--- begin ---
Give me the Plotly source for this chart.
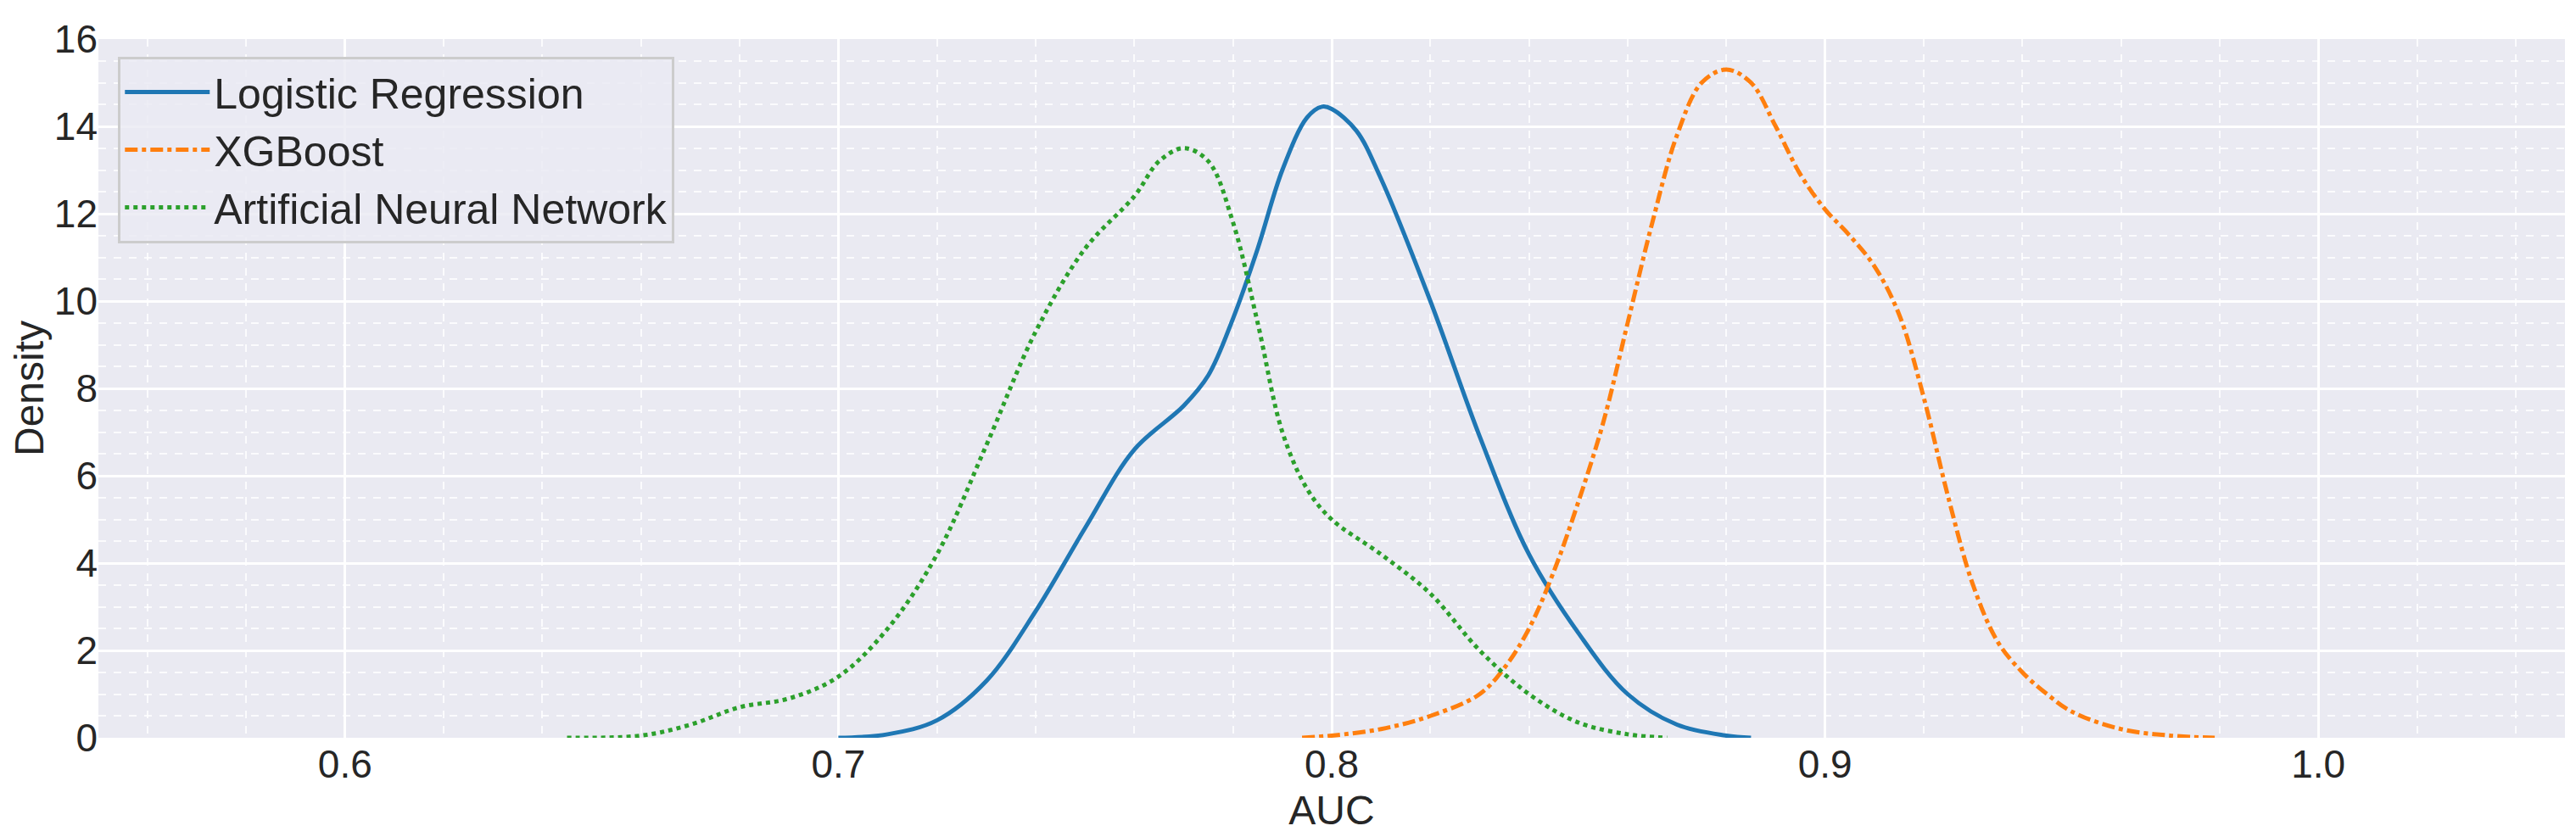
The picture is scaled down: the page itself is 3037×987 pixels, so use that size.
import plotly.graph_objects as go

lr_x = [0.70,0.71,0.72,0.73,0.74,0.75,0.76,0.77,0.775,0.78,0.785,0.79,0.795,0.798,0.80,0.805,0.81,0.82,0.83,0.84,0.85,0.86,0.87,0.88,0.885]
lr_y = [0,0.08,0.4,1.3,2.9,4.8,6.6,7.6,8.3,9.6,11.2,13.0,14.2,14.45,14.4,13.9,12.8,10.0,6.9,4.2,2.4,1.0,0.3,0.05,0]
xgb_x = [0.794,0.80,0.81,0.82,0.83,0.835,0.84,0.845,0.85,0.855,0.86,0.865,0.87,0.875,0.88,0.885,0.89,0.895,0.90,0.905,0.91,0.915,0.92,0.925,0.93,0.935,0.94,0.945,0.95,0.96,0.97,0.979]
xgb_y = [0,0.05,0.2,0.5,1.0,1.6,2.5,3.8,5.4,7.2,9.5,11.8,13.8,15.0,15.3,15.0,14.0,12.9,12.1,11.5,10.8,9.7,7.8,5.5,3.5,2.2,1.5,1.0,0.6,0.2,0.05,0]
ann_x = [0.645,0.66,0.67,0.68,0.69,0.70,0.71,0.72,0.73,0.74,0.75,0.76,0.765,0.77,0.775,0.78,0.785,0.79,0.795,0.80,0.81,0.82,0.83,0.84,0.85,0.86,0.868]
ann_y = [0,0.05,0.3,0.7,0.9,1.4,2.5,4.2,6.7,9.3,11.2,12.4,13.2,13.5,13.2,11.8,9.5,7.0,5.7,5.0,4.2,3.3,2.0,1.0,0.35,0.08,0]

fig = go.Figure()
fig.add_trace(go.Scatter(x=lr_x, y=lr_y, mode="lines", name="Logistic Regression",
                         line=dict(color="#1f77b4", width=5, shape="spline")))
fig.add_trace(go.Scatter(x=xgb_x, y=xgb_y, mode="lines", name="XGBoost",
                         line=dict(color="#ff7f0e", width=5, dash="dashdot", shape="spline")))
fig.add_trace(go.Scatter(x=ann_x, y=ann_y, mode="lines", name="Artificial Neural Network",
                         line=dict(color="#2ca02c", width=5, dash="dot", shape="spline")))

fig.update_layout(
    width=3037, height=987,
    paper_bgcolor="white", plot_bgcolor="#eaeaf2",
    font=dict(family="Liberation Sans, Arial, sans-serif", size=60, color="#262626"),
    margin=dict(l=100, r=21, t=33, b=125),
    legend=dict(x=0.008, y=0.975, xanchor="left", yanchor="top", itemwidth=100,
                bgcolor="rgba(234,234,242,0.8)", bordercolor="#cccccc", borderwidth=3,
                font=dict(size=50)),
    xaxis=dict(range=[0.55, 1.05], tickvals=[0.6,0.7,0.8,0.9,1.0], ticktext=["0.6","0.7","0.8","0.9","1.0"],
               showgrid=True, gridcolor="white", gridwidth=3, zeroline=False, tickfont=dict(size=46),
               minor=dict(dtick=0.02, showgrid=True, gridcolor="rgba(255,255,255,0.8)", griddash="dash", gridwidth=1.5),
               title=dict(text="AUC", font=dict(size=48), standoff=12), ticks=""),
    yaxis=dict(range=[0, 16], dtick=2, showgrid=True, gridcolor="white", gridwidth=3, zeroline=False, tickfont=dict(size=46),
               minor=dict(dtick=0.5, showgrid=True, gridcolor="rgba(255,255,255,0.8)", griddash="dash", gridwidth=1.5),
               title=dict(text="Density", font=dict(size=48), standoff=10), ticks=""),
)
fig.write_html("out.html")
--- end ---
▶ [WHAT NEEDS TO BE DONE]: Every line is to be duplicated exactly, though pictures stay out.

▶ [OUTPUT OF THE EXERCISE]:
Give me the Plotly source for this chart.
The picture is scaled down: the page itself is 3037×987 pixels, so use that size.
import plotly.graph_objects as go

lr_x = [0.70,0.71,0.72,0.73,0.74,0.75,0.76,0.77,0.775,0.78,0.785,0.79,0.795,0.798,0.80,0.805,0.81,0.82,0.83,0.84,0.85,0.86,0.87,0.88,0.885]
lr_y = [0,0.08,0.4,1.3,2.9,4.8,6.6,7.6,8.3,9.6,11.2,13.0,14.2,14.45,14.4,13.9,12.8,10.0,6.9,4.2,2.4,1.0,0.3,0.05,0]
xgb_x = [0.794,0.80,0.81,0.82,0.83,0.835,0.84,0.845,0.85,0.855,0.86,0.865,0.87,0.875,0.88,0.885,0.89,0.895,0.90,0.905,0.91,0.915,0.92,0.925,0.93,0.935,0.94,0.945,0.95,0.96,0.97,0.979]
xgb_y = [0,0.05,0.2,0.5,1.0,1.6,2.5,3.8,5.4,7.2,9.5,11.8,13.8,15.0,15.3,15.0,14.0,12.9,12.1,11.5,10.8,9.7,7.8,5.5,3.5,2.2,1.5,1.0,0.6,0.2,0.05,0]
ann_x = [0.645,0.66,0.67,0.68,0.69,0.70,0.71,0.72,0.73,0.74,0.75,0.76,0.765,0.77,0.775,0.78,0.785,0.79,0.795,0.80,0.81,0.82,0.83,0.84,0.85,0.86,0.868]
ann_y = [0,0.05,0.3,0.7,0.9,1.4,2.5,4.2,6.7,9.3,11.2,12.4,13.2,13.5,13.2,11.8,9.5,7.0,5.7,5.0,4.2,3.3,2.0,1.0,0.35,0.08,0]

fig = go.Figure()
fig.add_trace(go.Scatter(x=lr_x, y=lr_y, mode="lines", name="Logistic Regression",
                         line=dict(color="#1f77b4", width=5, shape="spline")))
fig.add_trace(go.Scatter(x=xgb_x, y=xgb_y, mode="lines", name="XGBoost",
                         line=dict(color="#ff7f0e", width=5, dash="dashdot", shape="spline")))
fig.add_trace(go.Scatter(x=ann_x, y=ann_y, mode="lines", name="Artificial Neural Network",
                         line=dict(color="#2ca02c", width=5, dash="dot", shape="spline")))

fig.update_layout(
    width=3037, height=987,
    paper_bgcolor="white", plot_bgcolor="#eaeaf2",
    font=dict(family="Liberation Sans, Arial, sans-serif", size=60, color="#262626"),
    margin=dict(l=100, r=21, t=33, b=125),
    legend=dict(x=0.008, y=0.975, xanchor="left", yanchor="top", itemwidth=100,
                bgcolor="rgba(234,234,242,0.8)", bordercolor="#cccccc", borderwidth=3,
                font=dict(size=50)),
    xaxis=dict(range=[0.55, 1.05], tickvals=[0.6,0.7,0.8,0.9,1.0], ticktext=["0.6","0.7","0.8","0.9","1.0"],
               showgrid=True, gridcolor="white", gridwidth=3, zeroline=False, tickfont=dict(size=46),
               minor=dict(dtick=0.02, showgrid=True, gridcolor="rgba(255,255,255,0.8)", griddash="dash", gridwidth=1.5),
               title=dict(text="AUC", font=dict(size=48), standoff=12), ticks=""),
    yaxis=dict(range=[0, 16], dtick=2, showgrid=True, gridcolor="white", gridwidth=3, zeroline=False, tickfont=dict(size=46),
               minor=dict(dtick=0.5, showgrid=True, gridcolor="rgba(255,255,255,0.8)", griddash="dash", gridwidth=1.5),
               title=dict(text="Density", font=dict(size=48), standoff=10), ticks=""),
)
fig.write_html("out.html")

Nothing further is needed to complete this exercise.